Yesterday’s CTFC press release states that Gelfman Blueprint Inc. and CEO Nicholas Gelfman engaged in fraudulent practices such as hiding trading losses by giving fake performance reports to customers regarding bitcoin trading. These reports led customers to believe profits had been made on their behalf. Actual records showed only a few trades and customer losses — not profits.
The CFTC, which initially filed charges against the investment scam last September, described the operation as “a pooled commodity fund that purportedly employed a high-frequency, algorithmic trading strategy, executed by Defendants’ computer trading program called ‘Jigsaw.’” GBI started its Ponzi scheme in 2014.
According to a CCN report last year, Gelfman received over $600,000 from 80 different investors over the course of two years.
CFTC Director of Enforcement James Mcdonald stated in yesterday’s press release:
“This case marks yet another victory for the Commission in the virtual currency enforcement arena. As this string of cases shows, the CFTC is determined to identify bad actors in these virtual currency markets and hold them accountable. I’m grateful to the members of Enforcement’s Virtual Currency Task Force for their tireless work on these matters.”

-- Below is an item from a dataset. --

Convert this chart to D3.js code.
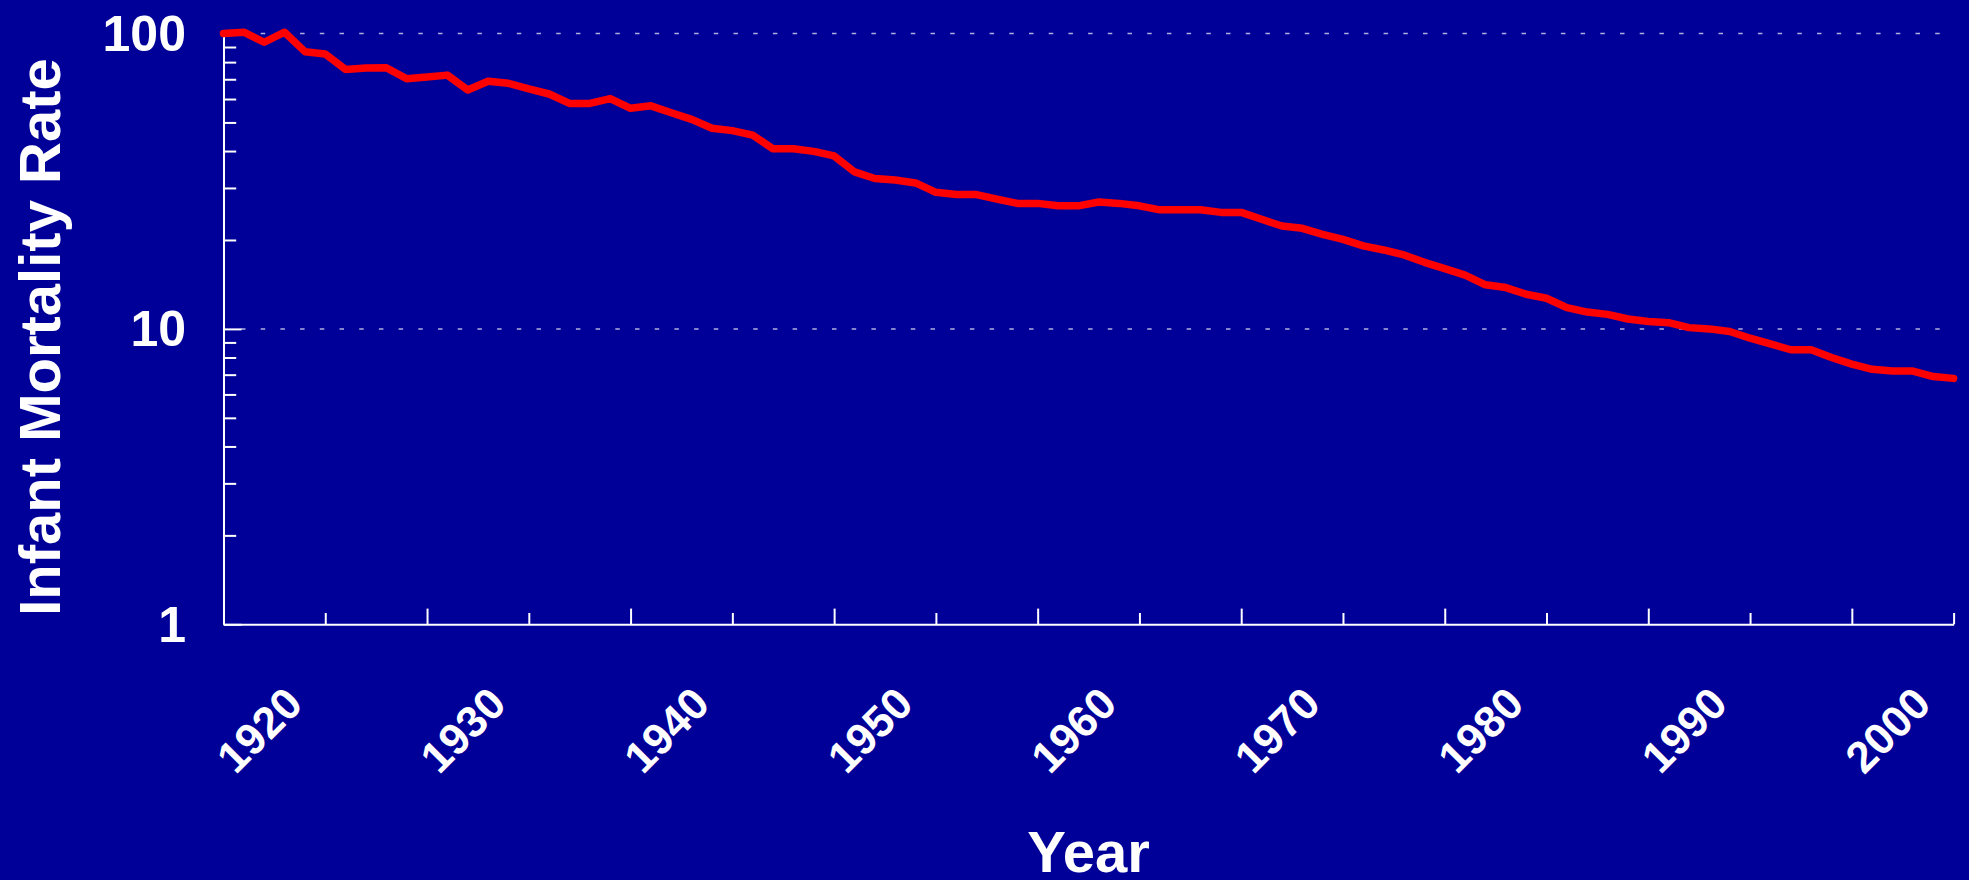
<!DOCTYPE html>
<html>
<head>
<meta charset="utf-8">
<script src="https://cdn.jsdelivr.net/npm/d3@7"></script>
<style>
  html, body { margin: 0; padding: 0; background: #000099; }
  svg { display: block; }
  text { font-family: "Liberation Sans", Arial, sans-serif; font-weight: bold; fill: #fff; }
</style>
</head>
<body>
<svg id="chart"></svg>
<script>
const years = [
  1915, 1916, 1917, 1918, 1919, 1920, 1921, 1922, 1923, 1924,
  1925, 1926, 1927, 1928, 1929, 1930, 1931, 1932, 1933, 1934,
  1935, 1936, 1937, 1938, 1939, 1940, 1941, 1942, 1943, 1944,
  1945, 1946, 1947, 1948, 1949, 1950, 1951, 1952, 1953, 1954,
  1955, 1956, 1957, 1958, 1959, 1960, 1961, 1962, 1963, 1964,
  1965, 1966, 1967, 1968, 1969, 1970, 1971, 1972, 1973, 1974,
  1975, 1976, 1977, 1978, 1979, 1980, 1981, 1982, 1983, 1984,
  1985, 1986, 1987, 1988, 1989, 1990, 1991, 1992, 1993, 1994,
  1995, 1996, 1997, 1998, 1999, 2000
];
const rates = [
  100, 101, 93.4, 101, 86.8, 85.2, 75.6, 76.4, 76.6, 70.3,
  71.2, 72.3, 64.4, 68.9, 67.8, 64.9, 62.4, 58.0, 58.0, 60.2,
  55.8, 56.9, 53.9, 51.2, 47.8, 46.9, 45.3, 40.7, 40.7, 39.9,
  38.5, 34.0, 32.3, 31.9, 31.2, 29.0, 28.5, 28.5, 27.5, 26.6,
  26.6, 26.1, 26.1, 26.9, 26.6, 26.1, 25.3, 25.3, 25.3, 24.8,
  24.8, 23.5, 22.3, 21.9, 20.9, 20.1, 19.1, 18.5, 17.8, 16.8,
  16.0, 15.2, 14.1, 13.8, 13.1, 12.7, 11.8, 11.4, 11.2, 10.8,
  10.6, 10.5, 10.1, 10.0, 9.8, 9.3, 8.9, 8.5, 8.5, 8.0,
  7.6, 7.3, 7.2, 7.2, 6.9, 6.8
];
const xLabelYears = [1920, 1930, 1940, 1950, 1960, 1970, 1980, 1990, 2000];
const xMidYears = [1925, 1935, 1945, 1955, 1965, 1975, 1985, 1995];
const yMajor = [1, 10, 100];
const yMinor = [2, 3, 4, 5, 6, 7, 8, 9, 20, 30, 40, 50, 60, 70, 80, 90];
const gridValues = [10, 100];

const width = 1969;
const height = 880;
const plotLeft = 223.5, plotRight = 1953.6, plotTop = 33.5, plotBottom = 624.3;

const svg = d3.select("#chart")
  .attr("width", width)
  .attr("height", height);

svg.append("rect")
  .attr("width", width)
  .attr("height", height)
  .attr("fill", "#000099");

const x = d3.scaleLinear().domain([1915, 2000]).range([plotLeft, plotRight]);
const y = d3.scaleLog().domain([1, 100]).range([plotBottom, plotTop]);

// dotted gridlines
svg.selectAll(".grid")
  .data(gridValues)
  .enter().append("line")
  .attr("class", "grid")
  .attr("x1", plotLeft + 17.5)
  .attr("x2", 1941)
  .attr("y1", d => y(d))
  .attr("y2", d => y(d))
  .attr("stroke", "#aeaee0")
  .attr("stroke-width", 1.5)
  .attr("stroke-dasharray", "4.5,15.2");

// x axis: labelled ticks are short, in-between ticks are taller
const xAxis = svg.append("g")
  .attr("transform", `translate(0,${plotBottom})`)
  .call(d3.axisBottom(x)
    .tickValues(xLabelYears)
    .tickSize(-11.3)
    .tickSizeOuter(0)
    .tickFormat(d3.format("d")));

xAxis.selectAll("text")
  .attr("x", null)
  .attr("y", null)
  .attr("dy", null)
  .attr("text-anchor", "end")
  .attr("transform", "translate(-21,82) rotate(-45)")
  .style("font-size", "44px");

svg.append("g")
  .attr("transform", `translate(0,${plotBottom})`)
  .call(d3.axisBottom(x)
    .tickValues(xMidYears)
    .tickSize(-15.7)
    .tickSizeOuter(0)
    .tickFormat(""))
  .select(".domain").remove();

// y axis (log)
const yAxis = svg.append("g")
  .attr("transform", `translate(${plotLeft},0)`)
  .call(d3.axisLeft(y)
    .tickValues(yMajor)
    .tickSize(-18)
    .tickSizeOuter(0)
    .tickPadding(37.5)
    .tickFormat(d3.format("d")));

yAxis.selectAll("text")
  .attr("dy", "0.34em")
  .style("font-size", "50px");

svg.append("g")
  .attr("transform", `translate(${plotLeft},0)`)
  .call(d3.axisLeft(y)
    .tickValues(yMinor)
    .tickSize(-12.7)
    .tickSizeOuter(0)
    .tickFormat(""))
  .select(".domain").remove();

svg.selectAll(".domain, .tick line")
  .attr("stroke", "#fff")
  .attr("stroke-width", 2);

// axis titles
svg.append("text")
  .attr("x", (plotLeft + plotRight) / 2)
  .attr("y", 872)
  .attr("text-anchor", "middle")
  .style("font-size", "58px")
  .text("Year");

svg.append("text")
  .attr("transform", "translate(59.5,337) rotate(-90)")
  .attr("text-anchor", "middle")
  .style("font-size", "58px")
  .text("Infant Mortality Rate");

// data line
const line = d3.line()
  .x((d, i) => x(years[i]))
  .y(d => y(d));

svg.append("path")
  .datum(rates)
  .attr("d", line)
  .attr("fill", "none")
  .attr("stroke", "#ff0000")
  .attr("stroke-width", 7.5)
  .attr("stroke-linejoin", "round")
  .attr("stroke-linecap", "round");
</script>
</body>
</html>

Although legal proceedings started last year, penalties were not finalized until three days ago. Legal orders concluded that GBI’s strategy for customer profit “was fake, the purported performance reports were false, and—as in all Ponzi schemes—payouts of supposed profits to GBI Customers in actuality consisted of other customers’ misappropriated funds,” according to a CFTC statement.
Nicholas Gelfman was also deemed liable for GBI’s Ponzi scheme actions. Yesterday’s press release also revealed, “that Gelfman, to conceal the scheme’s trading losses and misappropriation, staged a fake computer ‘hack’ that supposedly caused the loss of nearly all customer funds.”
Penalties include GBI being ordered to pay over $550,000 back to customers, and Gelfman himself paying about $492,000 to customers. The fraudsters will also pay over $1.8 million in penalties, as well as receive a permanent ban from trading and registration.
Yesterday’s release concluded with a statement that, “The CFTC will continue to fight vigorously for the protection of customers and to ensure the wrongdoers are held accountable.”